Through its group companies DEAG has been present at 22 locations in its core markets of Germany, Great Britain, Switzerland, Ireland, Denmark and Spain, and wants to expand further, he said.
In the first three months of 2024, DEAG generated revenues of approximately EUR 52m and an EBITDA of around EUR 2.9m, according to a press release.
Re-IPO plans
DEAG will explore the option of a re-IPO on the Regulated Market (Prime Standard) of the Frankfurt Stock Exchange, possibly later this year, as soon as any acquisitions resulting from ongoing talks have been finalised, Kornett said.
The company has received positive feedback on its growth and on its new entertainment formats from many investor, he added.
Management continuously monitors the market environment and as soon as the macroeconomic and geopolitical conditions improve, it will aim for a re-IPO, he said without elaborating.
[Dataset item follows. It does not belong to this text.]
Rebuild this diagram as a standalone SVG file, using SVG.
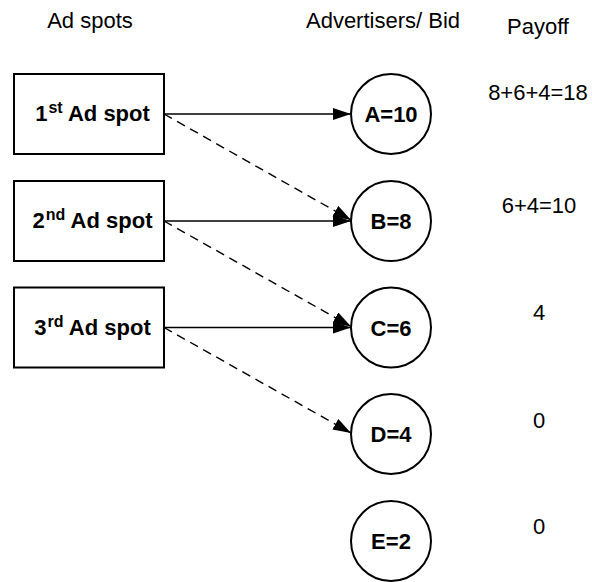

DEAG was delisted in April 2021.
DEAG organises around 6,000 events every year, for which it has sold more than 10 million tickets. A steadily growing proportion of these are sold via its own ticketing platforms, myticket, gigantic.com and tickets.ie. The company has already over 30 different international festivals such as MAYDAY and Indian Spirit in Germany, Belladrum in Scotland and Sions sous les étoiles in Switzerland, Kornett said.
In June DEAG entered into a cooperation with Black Mamba, which expanded its business activities in the festival segment as planned, he said. Among other activities, Black Mamba organises the electronic urban festival Sputnik Spring Break in Eastern Germany, he added.
DEAG operates in a market characterised by comparatively very high competition, where large sector players include Evertim and Live Nation [NYSE:LYV] in addition to many smaller companies, he said.
In March this year, Kornett became sole CEO of DEAG. The company’s founder and CEO Peter LH Schwenkow stepped down and is now available to the company in a founder & senior advisor role, and will continue to be a shareholder, per a company press release.